Long-Document QA with Chain-of-Structured-Thought and Fine-Tuned SLMs

arXiv cs.CL / 4/1/2026

💬 OpinionSignals & Early TrendsIdeas & Deep AnalysisModels & Research

Key Points

  • The paper proposes LiteCoST for long-document question answering by consolidating dispersed evidence into a structured, auditable output like tables, graphs, or aligned chunks.
  • It introduces Chain-of-Structured-Thought (CoST), a schema-aware prompting template that guides a stronger LLM to generate both a step-wise reasoning trace and the corresponding structured output, including normalization, alignment, and verification/refinement.
  • LiteCoST uses two-stage fine-tuning of small language models (SLMs) on LLM-generated CoST data: supervised fine-tuning for structural alignment followed by GRPO with multiple rewards for answer/format quality and process consistency.
  • Experiments claim LLM-comparable accuracy on multi-domain long-document QA using 3B/7B SLMs, while achieving 2–4x lower latency than GPT-4o and DeepSeek-R1 (671B).
  • The authors provide code via the referenced GitHub repository to enable reproduction and further experimentation.

Abstract

Large language models (LLMs) are widely applied to data analytics over documents, yet direct reasoning over long, noisy documents remains brittle and error-prone. Hence, we study document question answering (QA) that consolidates dispersed evidence into a structured output (e.g., a table, graph, or chunks) to support reliable, verifiable QA. We propose a two-pillar framework, LiteCoST, to achieve both high accuracy and low latency with small language models (SLMs). Pillar 1: Chain-of-Structured-Thought (CoST). We introduce a CoST template, a schema-aware instruction that guides a strong LLM to produce both a step-wise CoST trace and the corresponding structured output. The process induces a minimal structure, normalizes entities/units, aligns records, serializes the output, and verifies/refines it, yielding auditable supervision. Pillar 2: SLM fine-tuning.
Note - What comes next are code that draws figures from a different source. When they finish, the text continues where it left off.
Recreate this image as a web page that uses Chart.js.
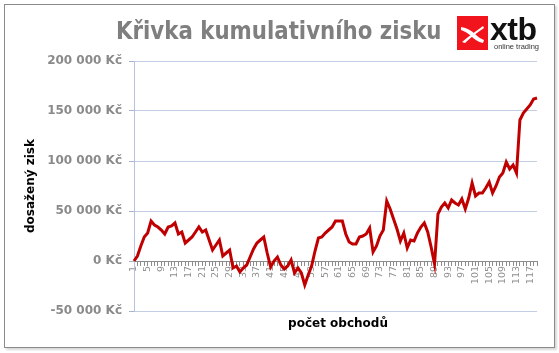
<!DOCTYPE html>
<html>
<head>
<meta charset="utf-8">
<script src="https://cdn.jsdelivr.net/npm/chart.js@4.4.1/dist/chart.umd.min.js"></script>
<style>
  body { margin: 0; background: #fff; }
  #wrap { position: relative; width: 559px; height: 353px; overflow: hidden; }
  #frame { position: absolute; left: 4px; top: 4px; width: 549px; height: 342px; border: 1px solid #8a8a8a; box-shadow: 2px 2px 2px #d8d8d8; }
  #chart { position: absolute; left: 0; top: 0; }
  .lbl { position: absolute; white-space: nowrap; font-family: "DejaVu Sans", sans-serif; font-weight: bold; }
  #title { left: 116px; top: 17px; font-size: 24px; color: #7f7f7f; transform-origin: 0 0; }
  #ytitle { left: 30px; top: 186px; font-size: 12px; color: #000; transform: translate(-50%, -50%) rotate(-90deg); }
  #xtitle { left: 338px; top: 323px; font-size: 12px; color: #000; transform: translate(-50%, -50%); }
  #xtb { left: 490px; top: 11px; font-family: "Liberation Sans", Arial, sans-serif; font-size: 32px; color: #111; letter-spacing: -0.5px; }
  #online { left: 494px; top: 42px; font-family: "Liberation Sans", Arial, sans-serif; font-weight: normal; font-size: 7.5px; color: #333; }
  #logo { position: absolute; left: 457px; top: 16px; }
</style>
</head>
<body>
<div id="wrap">
  <div id="frame"></div>
  <canvas id="chart" width="559" height="353"></canvas>
  <div class="lbl" id="title">Křivka kumulativního zisku</div>
  <svg id="logo" width="31" height="34" viewBox="0 0 31 34">
    <rect width="31" height="34" fill="#f2141c"/>
    <path d="M4 11 C10 12 15 15 18 18 C21 21 24 23 27 24 L26 27 C21 26 17 23 14 20 C11 17 7 15 4 14 Z" fill="#fff"/>
    <path d="M5 26 C10 22 16 17 22 13 L26 10 L27 12 C21 16 14 21 8 27 Z" fill="#fff"/>
  </svg>
  <div class="lbl" id="xtb">xtb</div>
  <div class="lbl" id="online">online trading</div>
  <div class="lbl" id="ytitle">dosažený zisk</div>
  <div class="lbl" id="xtitle">počet obchodů</div>
</div>
<script>
// --- Data ---
const trades = Array.from({ length: 119 }, (_, i) => String(i + 1));
const profit = [
  0, 5000, 15000, 24000, 28000, 40000, 36000, 34000, 31000, 27000,
  34000, 35000, 38000, 27000, 29000, 18000, 21000, 24000, 29000, 34000,
  29000, 31000, 21000, 11000, 16000, 21000, 5000, 8000, 11000, -7000,
  -5000, -11000, -7000, -4000, 4000, 12000, 18000, 21000, 24000, 8000,
  -6000, 0, 4000, -4000, -8000, -5000, 1000, -12000, -7000, -12000,
  -24000, -14000, -5000, 10000, 23000, 24000, 28000, 31000, 34000, 40000,
  40000, 40000, 27000, 19000, 17000, 17000, 24000, 25000, 27000, 33000,
  9000, 15000, 25000, 31000, 60000, 52000, 42000, 32000, 20000, 28000,
  13000, 21000, 20000, 28000, 34000, 38000, 29000, 14000, -3000, 47000,
  54000, 58000, 53000, 61000, 58000, 56000, 62000, 52000, 63000, 78000,
  65000, 68000, 68000, 73000, 79000, 68000, 75000, 84000, 88000, 99000,
  92000, 96000, 88000, 141000, 148000, 152000, 156000, 162000, 163000
];
const yMin = -50000;
const yMax = 200000;
const yStep = 50000;

// --- Fit title width ---
const title = document.getElementById("title");
title.style.transform = `scaleX(${326 / title.offsetWidth})`;

const fmtKc = v => {
  const s = Math.abs(v).toString().replace(/\B(?=(\d{3})+(?!\d))/g, " ");
  return (v < 0 ? "-" : "") + s + " Kč";
};

// --- Chart ---
new Chart(document.getElementById("chart"), {
  type: "line",
  data: {
    labels: trades,
    datasets: [{
      data: profit,
      borderColor: "#c00000",
      borderWidth: 3,
      pointRadius: 0,
      tension: 0
    }]
  },
  options: {
    responsive: false,
    animation: false,
    devicePixelRatio: 1,
    layout: { padding: { left: 0, right: 22, top: 61, bottom: 42 } },
    plugins: { legend: { display: false }, tooltip: { enabled: false } },
    scales: {
      x: {
        position: { y: 0 },
        grid: { drawOnChartArea: false, drawTicks: true, tickLength: 4, color: "#8c8c8c" },
        border: { color: "#8c8c8c", width: 1 },
        ticks: {
          autoSkip: false,
          maxRotation: 90,
          minRotation: 90,
          padding: 1,
          color: "#909090",
          font: { family: "DejaVu Sans", size: 9.5 },
          callback: (v, i) => (i % 4 === 0 ? trades[i] : "")
        }
      },
      y: {
        min: yMin,
        max: yMax,
        afterFit: s => { s.width = 134; },
        grid: { color: "#c3cee4", tickLength: 5, tickColor: "#aab4c8" },
        border: { color: "#b4c4e2" },
        ticks: {
          stepSize: yStep,
          padding: 7,
          color: "#8a8a8a",
          font: { family: "DejaVu Sans", size: 12, weight: "bold" },
          callback: v => fmtKc(v)
        }
      }
    }
  }
});
</script>
</body>
</html>
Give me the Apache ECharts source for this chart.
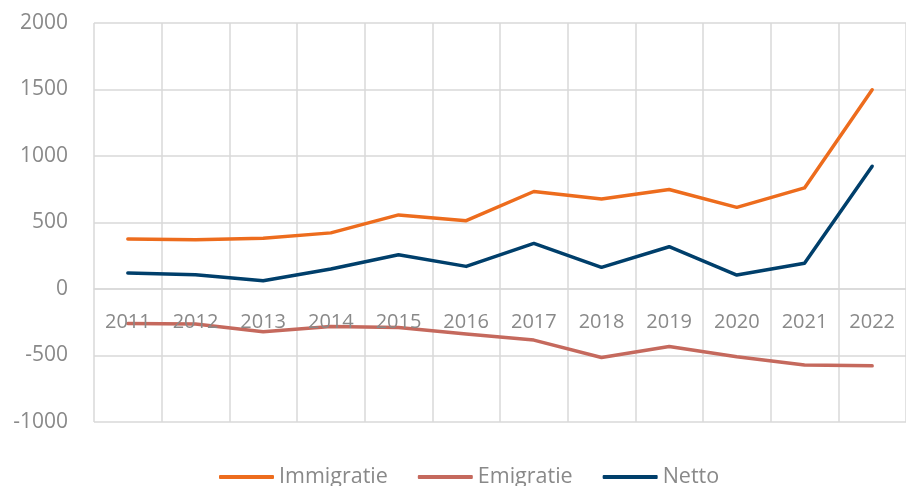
<!DOCTYPE html>
<html>
<head>
<meta charset="utf-8">
<script src="https://cdn.jsdelivr.net/npm/echarts@6/dist/echarts.min.js"></script>
<style>
    html, body { margin: 0; padding: 0; background: #fff; }
    #chart { width: 906px; height: 486px; }
</style>
</head>
<body>
<div id="chart"></div>
<script>
// 年份
const years = ['2011', '2012', '2013', '2014', '2015', '2016', '2017', '2018', '2019', '2020', '2021', '2022']
const immigratie = [376, 371, 381, 422, 557, 514, 733, 676, 748, 614, 760, 1498]
const emigratie = [-259, -264, -322, -282, -289, -339, -384, -515, -432, -510, -572, -578]
const netto = [120, 108, 62, 151, 258, 170, 343, 163, 318, 105, 193, 923]

const TEXT_COLOR = '#898989'
const GRID_COLOR = '#d9d9d9'
const FONT = '"Open Sans", "Noto Sans", sans-serif'

function lineSeries(name, data, color) {
    return {
        name: name,
        type: 'line',
        data: data,
        symbol: 'none',
        lineStyle: { color: color, width: 3.5, cap: 'round', join: 'round' },
        itemStyle: { color: color }
    }
}

let myChart = echarts.init(document.getElementById('chart'))
myChart.setOption({
    animation: false,
    textStyle: { fontFamily: FONT },
    grid: { left: 94, top: 23, width: 818, bottom: 64 },
    legend: {
        top: 461,
        left: 214,
        icon: 'roundRect',
        itemWidth: 55,
        itemHeight: 4,
        itemGap: 30,
        textStyle: { color: TEXT_COLOR, fontSize: 21.5, fontFamily: FONT },
        data: ['Immigratie', 'Emigratie', 'Netto']
    },
    xAxis: [{
        // 网格竖线
        type: 'category',
        data: years,
        boundaryGap: true,
        axisLine: { show: false },
        axisTick: { show: false },
        axisLabel: { show: false },
        splitLine: { show: true, lineStyle: { color: GRID_COLOR, width: 1.5 } }
    }, {
        // 年份标签, 画在线条上面
        type: 'category',
        data: years,
        position: 'bottom',
        boundaryGap: true,
        z: 5,
        axisLine: { show: true, onZero: false, lineStyle: { color: GRID_COLOR, width: 1.5 } },
        axisTick: { show: false },
        axisLabel: { color: TEXT_COLOR, fontSize: 20, margin: 23, fontFamily: FONT },
        splitLine: { show: false }
    }],
    yAxis: {
        type: 'value',
        min: -1000,
        max: 2000,
        interval: 500,
        axisLine: { show: false },
        axisTick: { show: false },
        axisLabel: {
            color: TEXT_COLOR, fontSize: 21, margin: 26, fontFamily: FONT,
            formatter: v => String(v)
        },
        splitLine: { show: true, lineStyle: { color: GRID_COLOR, width: 1.5 } }
    },
    series: [
        lineSeries('Immigratie', immigratie, '#ED6C1D'),
        lineSeries('Emigratie', emigratie, '#C5695D'),
        lineSeries('Netto', netto, '#003F6B')
    ]
})

// 横轴标签放到 0 刻度处
const zeroY = myChart.convertToPixel({ yAxisIndex: 0 }, 0)
const bottomY = myChart.convertToPixel({ yAxisIndex: 0 }, -1000)
myChart.setOption({ xAxis: [{}, { offset: -(bottomY - zeroY) }] })
</script>
</body>
</html>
The compact models are trained on LLM-generated CoST data in two stages: Supervised Fine-Tuning for structural alignment, followed by Group Relative Policy Optimization (GRPO) incorporating triple rewards for answer/format quality and process consistency. By distilling structure-first behavior into SLMs, this approach achieves LLM-comparable quality on multi-domain long-document QA using 3B/7B SLMs, while delivering 2-4x lower latency than GPT-4o and DeepSeek-R1 (671B). The code is available at https://github.com/HKUSTDial/LiteCoST.